One of the evenings when there was a small army of us all staying in the house, my mom was changing bedding for the umpteenth time and she briefly lamented that she didn’t have the right pillow cases to go with the sheets. “Well,” she sighed, “desperate times call for mismatched pillow cases.”

Oh, these desperate days. We’re crying on mismatched pillows and praying to God, who is “our refuge and strength, a very present help in trouble. Therefore we will not fear though the earth gives way, though the mountains be moved into the heart of the sea.” Amen and amen. Brain cancer sucks, but God is our refuge and strength.

Mismatched Pillow Cases

  1. Ginny Kueck says:

    Elisa, we are so thankful for your willingness to share the ones you love with ones who also love them. The contrast of the very worst of circumstances with a picture of the very best seen in a precious family, is a rare gift to receive.

    “Jesus spoke to them, saying, Be of good cheer! It is I; do not be afraid.” Matthew 14:27

  2. David Harowitz says:

    Elisa,
    As I read your post I kept thinking ” this is absolute proof of God’s grace”. I consider your post as a Christian classic to be filed in my files to share with anyone going through difficult times. My prayers for your dad are loving God, if it within your will, touch Dale, perform a miracle of healing and restore him completely. If not, heal him by bringing Dale home to you Lord, give him peace, and usher him in to your presence soon.
    For the family I pray for peace, tears, and the grieving process but always with hope and with the certainly that you all will be with Dale again through Jesus Christ, our Lord.

  3. Barb Osborne says:

    Elisa,
    I have been praying for your family, and will continue to do so. You and your family are such a living, loving example of the hope that is ours in Christ no matter the circumstances.

  4. Debbie says:

    Thank you for sharing your journey. This breaks my heart but at the same time lets me know how to pray for you. I love you my friend and will be praying for you and your family during these difficult days.

  5. Monica says:

    Elisa.
    Thank you so much for sharing this journey.
    I read this and as my eyes fill with tears, I can not help but smile, wipe them away (darn feelings), & think of how amazingly positive you are; about everything. You are truly the light in so many other’s darkness. You fight fear with faith and hate with hope.

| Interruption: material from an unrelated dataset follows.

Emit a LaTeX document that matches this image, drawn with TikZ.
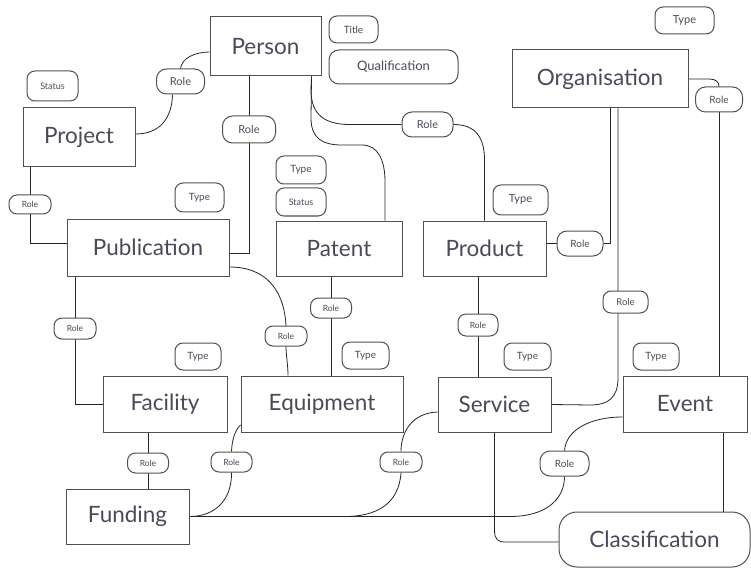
\documentclass[tikz,border=0pt]{standalone}
\usepackage{fontspec}
\setmainfont{Lato}
\usetikzlibrary{backgrounds}
\definecolor{ink}{HTML}{4A4A5A}
\definecolor{edgec}{HTML}{505050}
\begin{document}
\begin{tikzpicture}[x=1pt,y=-1pt,
  ent/.style 2 args={draw=edgec, line width=1pt, fill=white, minimum width=#1, minimum height=#2, inner sep=0pt, text=ink, font=\fontsize{22.5}{26}\selectfont},
  attr/.style 2 args={draw=edgec, line width=1pt, fill=white, rounded corners=8pt, minimum width=#1, minimum height=#2, inner sep=0pt, text=ink, font=\fontsize{10}{12}\selectfont},
  rolebig/.style={attr={48}{25}, rounded corners=10pt, font=\fontsize{11}{13}\selectfont},
  rolesm/.style={attr={42}{20}, rounded corners=8pt, font=\fontsize{8.5}{10}\selectfont},
  conn/.style={draw=black!85, line width=0.8pt}]
\useasboundingbox (0,0) rectangle (751,569);
% entities
\node[ent={111}{59}] (Person) at (265.5,46.5) {Person};
\node[ent={112}{59}] (Project) at (79,137.5) {Project};
\node[ent={176}{58}] (Org) at (600,79) {Organisation};
\node[ent={162}{57}] (Pub) at (148,247.5) {Publication};
\node[ent={126}{55}] (Patent) at (339,248.5) {Patent};
\node[ent={123}{55}] (Product) at (484.5,248.5) {Product};
\node[ent={124}{56}] (Facility) at (165,404) {Facility};
\node[ent={162}{56}] (Equipment) at (322,404) {Equipment};
\node[ent={113}{55}] (Service) at (494.5,404.5) {Service};
\node[ent={124}{56}] (Event) at (685,404) {Event};
\node[ent={123}{55}] (Funding) at (127.5,516.5) {Funding};
\node[ent={191}{55}, rounded corners=18pt] (Class) at (654.5,539.5) {Classification};
% attributes
\node[attr={49}{27}] (title) at (353.5,29.5) {Title};
\node[attr={129}{34}, rounded corners=10pt, font=\fontsize{13}{15}\selectfont] (qual) at (393.5,67) {Qualification};
\node[attr={51}{30}, font=\fontsize{9}{11}\selectfont] (statusA) at (52.5,86) {Status};
\node[attr={59}{27}, font=\fontsize{11}{13}\selectfont] (typeOrg) at (684.5,20.5) {Type};
\node[attr={49}{29}] (typePub) at (199.5,197.5) {Type};
\node[attr={50}{28}] (typePat) at (301,170) {Type};
\node[attr={50}{28}, font=\fontsize{9}{11}\selectfont] (statusP) at (301,202) {Status};
\node[attr={55}{30}, font=\fontsize{11}{13}\selectfont] (typeProd) at (520.5,200) {Type};
\node[attr={46}{27}] (typeFac) at (198,356.5) {Type};
\node[attr={47}{27}] (typeEq) at (365.5,355.5) {Type};
\node[attr={47}{27}] (typeSer) at (527.5,356.5) {Type};
\node[attr={46}{27}] (typeEv) at (656,356.5) {Type};
% roles
\node[rolebig] (r1) at (180.5,81.5) {Role};
\node[rolebig, minimum width=53, minimum height=27] (r2) at (249,129.5) {Role};
\node[rolebig, minimum width=51] (r3) at (427.5,124.5) {Role};
\node[rolebig, minimum width=47, font=\fontsize{10}{12}\selectfont] (r4) at (719,99.5) {Role};
\node[rolesm, minimum height=19] (r5) at (30,204.5) {Role};
\node[rolesm, minimum height=21] (r6) at (75,328.5) {Role};
\node[rolesm, minimum width=41] (r7) at (331,308) {Role};
\node[rolesm] (r8) at (286,336) {Role};
\node[rolesm, minimum width=40, minimum height=22] (r9) at (478,325) {Role};
\node[rolebig, minimum width=46, font=\fontsize{10}{12}\selectfont] (r10) at (580,243.5) {Role};
\node[rolesm, minimum width=45, minimum height=22, font=\fontsize{9.5}{11}\selectfont] (r11) at (625.5,302) {Role};
\node[rolesm, minimum width=41] (r12) at (148,463) {Role};
\node[rolesm, minimum width=41] (r13) at (231.5,462) {Role};
\node[rolesm] (r14) at (401,462) {Role};
\node[rolebig, minimum width=49, font=\fontsize{10}{12}\selectfont] (r15) at (564.5,463.5) {Role};
% helper coordinates
\coordinate (pBR) at ([xshift=-10pt]Person.south east);
\coordinate (pubE) at ([yshift=-5.5pt]Pub.east);
\coordinate (pubW) at ([yshift=4.5pt]Pub.west);
\coordinate (ev) at ([xshift=38pt]Event.south);
\coordinate (j1) at (345,516.5);
\begin{scope}[on background layer]
\fill[white] (0,0) rectangle (751,569);
\draw[conn] ([yshift=3.5pt]Project.east) .. controls (160,134) and (172,118) .. ([xshift=-8pt]r1.south);
\draw[conn] (r1.north) .. controls (182,58) and (195,52) .. ([yshift=-5.5pt]Person.west);
\draw[conn] (r2 |- Person.south) -- (r2 |- pubE) -- (pubE);
\draw[conn] (pBR) -- (311,90) .. controls (311,115) and (325,124.5) .. (350,124.5) -- (r3.west);
\draw[conn] (r3.east) .. controls (476,124.5) and (484.5,138) .. (484.5,160) -- (Product.north);
\draw[conn] (pBR) -- (311,118) .. controls (311,138) and (322,145) .. (342,145) -- (362,145) .. controls (378,145) and (385,160) .. (385,182) -- ([xshift=46pt]Patent.north);
\draw[conn] (r5 |- Project.south) -- (r5 |- pubW) -- (pubW);
\draw[conn] (r6 |- Pub.south) -- (r6 |- Facility.west) -- (Facility.west);
\draw[conn] ([yshift=-19.5pt]Pub.east) .. controls (266,267) and (284,290) .. (r8.north) -- (r8.south) .. controls (286,355) and (288,365) .. ([xshift=-34pt]Equipment.north);
\draw[conn] (r7 |- Patent.south) -- (r7 |- Equipment.north);
\draw[conn] (r9 |- Product.south) -- (r9 |- Service.north);
\draw[conn] (r10 -| Product.east) -- (r10.west);
\draw[conn] (r10.east) -| ([xshift=10pt]Org.south);
\draw[conn] ([xshift=18pt]Org.south) -- (618,378) .. controls (618,398) and (608,405) .. (590,405) -- (Service.east);
\draw[conn] (Org.east) -- (709,79) .. controls (716,79) and (719,82) .. (r4.north);
\draw[conn] (r4.south) -- (r4 |- Event.north);
\draw[conn] (ev) -- (ev |- Class.north);
\draw[conn] (r12 |- Facility.south) -- (r12 |- Funding.north);
\draw[conn] ([yshift=-21pt]Equipment.west) .. controls (235,430) and (232,440) .. (r13.north);
\draw[conn] (r13.south) .. controls (232,500) and (215,516.5) .. (Funding.east);
\draw[conn] (Funding.east) -- (510,516.5) .. controls (545,516.5) and (564.5,500) .. (r15.south);
\draw[conn] (r15.north) .. controls (566,430) and (590,417) .. ([yshift=-13pt]Event.west);
\draw[conn] ([yshift=-7.5pt]Service.west) .. controls (412,413) and (401,432) .. (r14.north);
\draw[conn] (r14.south) .. controls (399,505) and (375,516.5) .. (j1);
\draw[conn] (Service.south) -- (494.5,530) .. controls (494.5,540) and (498,542) .. (506,542) -- ([yshift=-2.5pt]Class.west);
\end{scope}
\end{tikzpicture}
\end{document}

  6. Kimberley Popken says:

    Elisa, this is a beautifully depicted narrative of your journey through this incredibly challenging time. Your words are moving on so many levels and would be a balm to others navigating similar challenges.

    I once again encourage you to consider publishing your experiences with a larger audience. Your writing is a gift from God and could be used by Him to minister to many.

  7. Wesley Watson says:

    Elisa,
    Kim and I are praying for you and your precious family constantly. Thank you for sharing your journey with us in such an eloquent way. We are greiving your tough moments with you and celebrating the joyful times too. May God bless you through these difficult days. Know that you are all loved very much…

  8. Jihae says:

    I’m just bawling my face off over here. I love you and I love your incredible family so so so much. I know you must all be so exhausted by the ups and downs of the DAY, let alone this entire season, and ridiculous year. But we are praying our asses off for you guys. God is at work, through your family, through your words, through his community, through your beautiful, gentle, kind, and beautiful dad, and his beautiful marriage to his equally sweet and incredible wife.

  9. Cassia says:

    Jihae, me too. I haven’t read a word of Elisa’s writing in two months without hot salty tears in my eyes and throat.

    Elisa, I love you guys so much lady. God is doing a wondrous work through this suffering. Tear-shaped pillows indeed.
    With you prayer, and can’t wait to connect in person one day.